[Stored records]
* * * *

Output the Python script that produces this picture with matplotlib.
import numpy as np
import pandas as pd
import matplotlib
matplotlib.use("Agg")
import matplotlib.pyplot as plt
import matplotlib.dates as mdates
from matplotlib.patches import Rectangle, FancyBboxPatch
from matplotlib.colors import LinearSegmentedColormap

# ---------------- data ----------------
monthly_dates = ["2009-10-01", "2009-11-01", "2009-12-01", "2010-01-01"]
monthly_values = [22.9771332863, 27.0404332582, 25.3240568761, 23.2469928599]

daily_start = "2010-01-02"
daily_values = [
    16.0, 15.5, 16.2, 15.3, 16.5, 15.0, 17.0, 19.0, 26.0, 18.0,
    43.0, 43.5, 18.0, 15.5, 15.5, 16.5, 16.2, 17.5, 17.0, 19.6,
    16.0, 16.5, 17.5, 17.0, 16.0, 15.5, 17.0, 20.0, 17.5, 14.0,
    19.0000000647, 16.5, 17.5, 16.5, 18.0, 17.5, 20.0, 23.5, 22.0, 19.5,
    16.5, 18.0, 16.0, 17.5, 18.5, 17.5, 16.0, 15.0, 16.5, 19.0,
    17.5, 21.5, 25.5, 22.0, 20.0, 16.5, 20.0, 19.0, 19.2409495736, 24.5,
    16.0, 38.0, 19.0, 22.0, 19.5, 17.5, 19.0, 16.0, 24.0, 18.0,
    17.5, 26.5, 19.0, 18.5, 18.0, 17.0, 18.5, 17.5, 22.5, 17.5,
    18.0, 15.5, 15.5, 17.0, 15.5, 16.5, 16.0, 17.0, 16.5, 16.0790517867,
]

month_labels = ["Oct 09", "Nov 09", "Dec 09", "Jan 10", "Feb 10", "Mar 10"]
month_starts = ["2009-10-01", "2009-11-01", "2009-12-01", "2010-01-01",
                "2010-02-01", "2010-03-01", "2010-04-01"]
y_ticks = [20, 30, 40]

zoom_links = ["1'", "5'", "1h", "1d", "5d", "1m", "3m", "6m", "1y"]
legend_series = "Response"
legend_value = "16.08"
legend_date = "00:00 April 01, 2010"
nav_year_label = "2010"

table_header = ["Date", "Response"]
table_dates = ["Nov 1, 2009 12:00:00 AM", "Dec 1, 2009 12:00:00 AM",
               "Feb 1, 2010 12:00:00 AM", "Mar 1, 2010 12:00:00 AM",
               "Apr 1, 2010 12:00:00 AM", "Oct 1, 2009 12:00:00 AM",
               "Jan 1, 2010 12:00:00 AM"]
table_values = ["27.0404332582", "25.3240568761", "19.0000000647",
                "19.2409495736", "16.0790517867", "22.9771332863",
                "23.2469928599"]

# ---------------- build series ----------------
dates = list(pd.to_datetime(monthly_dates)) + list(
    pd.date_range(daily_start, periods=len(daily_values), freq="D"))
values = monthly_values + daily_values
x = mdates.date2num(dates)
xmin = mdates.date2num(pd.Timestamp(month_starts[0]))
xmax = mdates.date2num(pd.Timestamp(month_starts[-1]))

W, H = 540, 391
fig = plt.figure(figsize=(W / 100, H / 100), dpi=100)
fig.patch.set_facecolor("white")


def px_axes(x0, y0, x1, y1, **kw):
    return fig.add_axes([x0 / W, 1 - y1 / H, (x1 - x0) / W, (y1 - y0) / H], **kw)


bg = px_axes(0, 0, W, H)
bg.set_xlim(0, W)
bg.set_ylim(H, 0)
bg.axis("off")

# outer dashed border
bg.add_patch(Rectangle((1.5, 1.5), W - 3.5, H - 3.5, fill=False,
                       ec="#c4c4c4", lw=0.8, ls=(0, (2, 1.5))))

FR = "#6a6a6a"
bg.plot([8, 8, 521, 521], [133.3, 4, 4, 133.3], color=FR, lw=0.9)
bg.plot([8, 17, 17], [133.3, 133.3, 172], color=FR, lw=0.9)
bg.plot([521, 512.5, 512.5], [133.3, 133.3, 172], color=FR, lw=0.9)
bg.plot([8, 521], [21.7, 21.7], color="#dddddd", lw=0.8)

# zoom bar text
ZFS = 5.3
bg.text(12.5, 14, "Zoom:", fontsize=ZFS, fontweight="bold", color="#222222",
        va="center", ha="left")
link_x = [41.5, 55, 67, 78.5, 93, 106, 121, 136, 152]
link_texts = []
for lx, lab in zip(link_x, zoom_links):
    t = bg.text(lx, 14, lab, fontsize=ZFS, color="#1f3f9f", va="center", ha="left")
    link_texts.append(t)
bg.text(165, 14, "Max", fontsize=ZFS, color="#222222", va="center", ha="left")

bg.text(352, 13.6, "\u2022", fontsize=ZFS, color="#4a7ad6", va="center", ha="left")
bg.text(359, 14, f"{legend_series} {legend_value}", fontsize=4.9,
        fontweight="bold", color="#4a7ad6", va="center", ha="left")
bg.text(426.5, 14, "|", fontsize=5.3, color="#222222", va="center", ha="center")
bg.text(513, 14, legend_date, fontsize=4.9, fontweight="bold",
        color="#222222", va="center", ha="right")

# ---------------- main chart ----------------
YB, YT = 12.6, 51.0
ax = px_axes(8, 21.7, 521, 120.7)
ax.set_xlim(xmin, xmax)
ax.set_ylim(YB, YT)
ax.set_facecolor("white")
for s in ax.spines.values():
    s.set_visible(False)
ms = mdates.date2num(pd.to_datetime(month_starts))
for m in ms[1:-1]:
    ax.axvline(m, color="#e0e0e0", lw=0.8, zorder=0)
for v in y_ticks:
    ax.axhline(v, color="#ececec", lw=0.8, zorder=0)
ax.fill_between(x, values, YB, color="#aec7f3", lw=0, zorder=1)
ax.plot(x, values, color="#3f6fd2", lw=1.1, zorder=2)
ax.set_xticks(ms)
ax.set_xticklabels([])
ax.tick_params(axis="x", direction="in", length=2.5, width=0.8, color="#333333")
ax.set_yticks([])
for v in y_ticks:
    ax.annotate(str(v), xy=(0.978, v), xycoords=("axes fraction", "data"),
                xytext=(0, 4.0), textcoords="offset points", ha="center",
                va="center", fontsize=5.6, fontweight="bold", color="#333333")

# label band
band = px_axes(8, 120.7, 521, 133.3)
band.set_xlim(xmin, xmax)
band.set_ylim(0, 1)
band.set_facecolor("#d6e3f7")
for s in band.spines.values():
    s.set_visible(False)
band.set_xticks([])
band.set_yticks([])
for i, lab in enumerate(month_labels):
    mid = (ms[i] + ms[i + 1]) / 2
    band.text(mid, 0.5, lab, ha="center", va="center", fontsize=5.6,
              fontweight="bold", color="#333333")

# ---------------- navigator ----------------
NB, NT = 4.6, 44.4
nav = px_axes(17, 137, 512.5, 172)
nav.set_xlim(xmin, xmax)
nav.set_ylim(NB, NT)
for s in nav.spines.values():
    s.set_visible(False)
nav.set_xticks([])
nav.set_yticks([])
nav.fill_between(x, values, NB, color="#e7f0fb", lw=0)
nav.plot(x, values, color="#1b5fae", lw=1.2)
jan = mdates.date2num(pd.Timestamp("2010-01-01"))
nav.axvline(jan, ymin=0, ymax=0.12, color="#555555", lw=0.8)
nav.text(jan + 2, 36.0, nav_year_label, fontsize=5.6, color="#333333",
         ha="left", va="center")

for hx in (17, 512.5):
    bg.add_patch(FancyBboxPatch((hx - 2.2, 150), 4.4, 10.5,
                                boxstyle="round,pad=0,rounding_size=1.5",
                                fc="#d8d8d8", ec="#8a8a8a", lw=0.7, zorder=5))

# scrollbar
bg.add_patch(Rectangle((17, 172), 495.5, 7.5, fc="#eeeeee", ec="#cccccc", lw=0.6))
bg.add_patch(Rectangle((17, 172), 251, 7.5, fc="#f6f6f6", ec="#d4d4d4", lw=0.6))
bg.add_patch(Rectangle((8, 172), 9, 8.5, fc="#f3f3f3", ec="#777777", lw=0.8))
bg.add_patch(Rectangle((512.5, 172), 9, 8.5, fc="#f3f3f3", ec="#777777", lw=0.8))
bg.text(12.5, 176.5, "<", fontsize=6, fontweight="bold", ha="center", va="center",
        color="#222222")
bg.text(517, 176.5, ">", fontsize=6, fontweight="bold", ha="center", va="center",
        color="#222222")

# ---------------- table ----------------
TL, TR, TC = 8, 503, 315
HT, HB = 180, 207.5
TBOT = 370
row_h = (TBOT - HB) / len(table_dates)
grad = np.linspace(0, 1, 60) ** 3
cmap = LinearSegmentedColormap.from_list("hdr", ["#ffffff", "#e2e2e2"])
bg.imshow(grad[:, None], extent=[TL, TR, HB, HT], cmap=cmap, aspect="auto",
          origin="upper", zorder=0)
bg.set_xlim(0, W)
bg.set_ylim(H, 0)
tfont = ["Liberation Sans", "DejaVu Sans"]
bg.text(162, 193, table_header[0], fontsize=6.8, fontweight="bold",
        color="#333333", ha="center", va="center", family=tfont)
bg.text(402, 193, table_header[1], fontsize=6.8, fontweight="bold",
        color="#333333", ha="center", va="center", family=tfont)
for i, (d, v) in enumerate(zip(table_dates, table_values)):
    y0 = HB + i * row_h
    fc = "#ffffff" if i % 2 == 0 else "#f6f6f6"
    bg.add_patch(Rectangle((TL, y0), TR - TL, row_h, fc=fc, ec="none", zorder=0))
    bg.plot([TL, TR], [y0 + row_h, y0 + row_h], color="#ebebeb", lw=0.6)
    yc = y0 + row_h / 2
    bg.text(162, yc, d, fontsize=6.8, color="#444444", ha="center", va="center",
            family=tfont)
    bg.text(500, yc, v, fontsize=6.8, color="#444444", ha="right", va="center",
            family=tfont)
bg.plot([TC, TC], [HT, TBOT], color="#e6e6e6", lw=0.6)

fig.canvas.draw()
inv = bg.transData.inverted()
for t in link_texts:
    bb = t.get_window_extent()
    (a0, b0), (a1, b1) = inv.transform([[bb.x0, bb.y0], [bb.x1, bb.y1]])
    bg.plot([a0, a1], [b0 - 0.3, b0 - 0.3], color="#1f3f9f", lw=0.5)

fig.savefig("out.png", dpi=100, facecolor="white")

* * * *

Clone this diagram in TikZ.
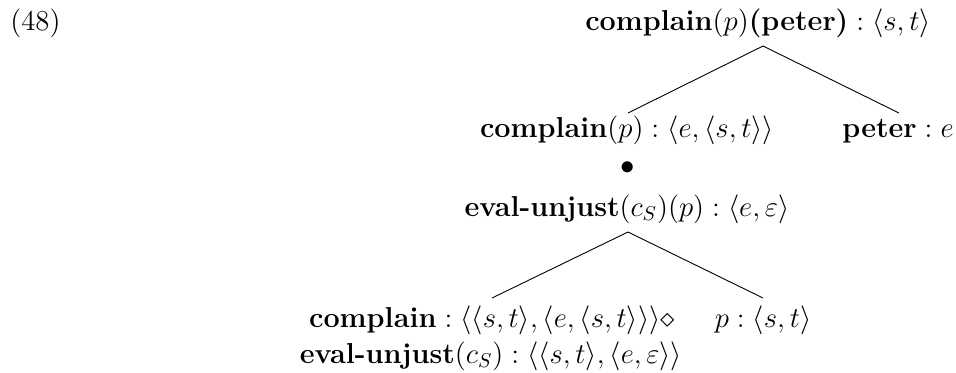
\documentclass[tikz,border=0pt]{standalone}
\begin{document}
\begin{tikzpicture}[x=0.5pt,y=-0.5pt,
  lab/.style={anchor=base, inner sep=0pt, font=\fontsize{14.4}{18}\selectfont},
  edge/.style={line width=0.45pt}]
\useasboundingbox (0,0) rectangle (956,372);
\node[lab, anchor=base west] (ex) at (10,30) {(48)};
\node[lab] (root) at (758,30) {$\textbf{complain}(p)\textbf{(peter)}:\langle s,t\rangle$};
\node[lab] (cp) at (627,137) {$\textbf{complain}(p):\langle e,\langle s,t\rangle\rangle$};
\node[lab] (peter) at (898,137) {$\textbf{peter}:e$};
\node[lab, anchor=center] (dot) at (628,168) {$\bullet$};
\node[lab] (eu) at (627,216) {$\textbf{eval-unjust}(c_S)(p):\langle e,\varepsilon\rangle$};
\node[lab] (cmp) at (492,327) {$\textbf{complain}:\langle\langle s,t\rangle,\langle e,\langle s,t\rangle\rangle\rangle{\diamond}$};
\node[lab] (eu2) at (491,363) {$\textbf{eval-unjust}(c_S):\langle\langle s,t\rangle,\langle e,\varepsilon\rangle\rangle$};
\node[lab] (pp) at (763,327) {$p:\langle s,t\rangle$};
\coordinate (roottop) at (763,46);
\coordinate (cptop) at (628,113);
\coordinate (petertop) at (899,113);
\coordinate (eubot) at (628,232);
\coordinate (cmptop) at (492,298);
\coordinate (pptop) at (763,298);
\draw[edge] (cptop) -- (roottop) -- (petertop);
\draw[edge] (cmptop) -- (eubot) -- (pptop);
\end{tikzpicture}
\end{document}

* * * *

Aim: Start at the line with "Output the Python", stop at the line with "y_ticks = [20, 30, 40]", and return every line in that stretch exactly, those two included.

Response to the task:
Output the Python script that produces this picture with matplotlib.
import numpy as np
import pandas as pd
import matplotlib
matplotlib.use("Agg")
import matplotlib.pyplot as plt
import matplotlib.dates as mdates
from matplotlib.patches import Rectangle, FancyBboxPatch
from matplotlib.colors import LinearSegmentedColormap

# ---------------- data ----------------
monthly_dates = ["2009-10-01", "2009-11-01", "2009-12-01", "2010-01-01"]
monthly_values = [22.9771332863, 27.0404332582, 25.3240568761, 23.2469928599]

daily_start = "2010-01-02"
daily_values = [
    16.0, 15.5, 16.2, 15.3, 16.5, 15.0, 17.0, 19.0, 26.0, 18.0,
    43.0, 43.5, 18.0, 15.5, 15.5, 16.5, 16.2, 17.5, 17.0, 19.6,
    16.0, 16.5, 17.5, 17.0, 16.0, 15.5, 17.0, 20.0, 17.5, 14.0,
    19.0000000647, 16.5, 17.5, 16.5, 18.0, 17.5, 20.0, 23.5, 22.0, 19.5,
    16.5, 18.0, 16.0, 17.5, 18.5, 17.5, 16.0, 15.0, 16.5, 19.0,
    17.5, 21.5, 25.5, 22.0, 20.0, 16.5, 20.0, 19.0, 19.2409495736, 24.5,
    16.0, 38.0, 19.0, 22.0, 19.5, 17.5, 19.0, 16.0, 24.0, 18.0,
    17.5, 26.5, 19.0, 18.5, 18.0, 17.0, 18.5, 17.5, 22.5, 17.5,
    18.0, 15.5, 15.5, 17.0, 15.5, 16.5, 16.0, 17.0, 16.5, 16.0790517867,
]

month_labels = ["Oct 09", "Nov 09", "Dec 09", "Jan 10", "Feb 10", "Mar 10"]
month_starts = ["2009-10-01", "2009-11-01", "2009-12-01", "2010-01-01",
                "2010-02-01", "2010-03-01", "2010-04-01"]
y_ticks = [20, 30, 40]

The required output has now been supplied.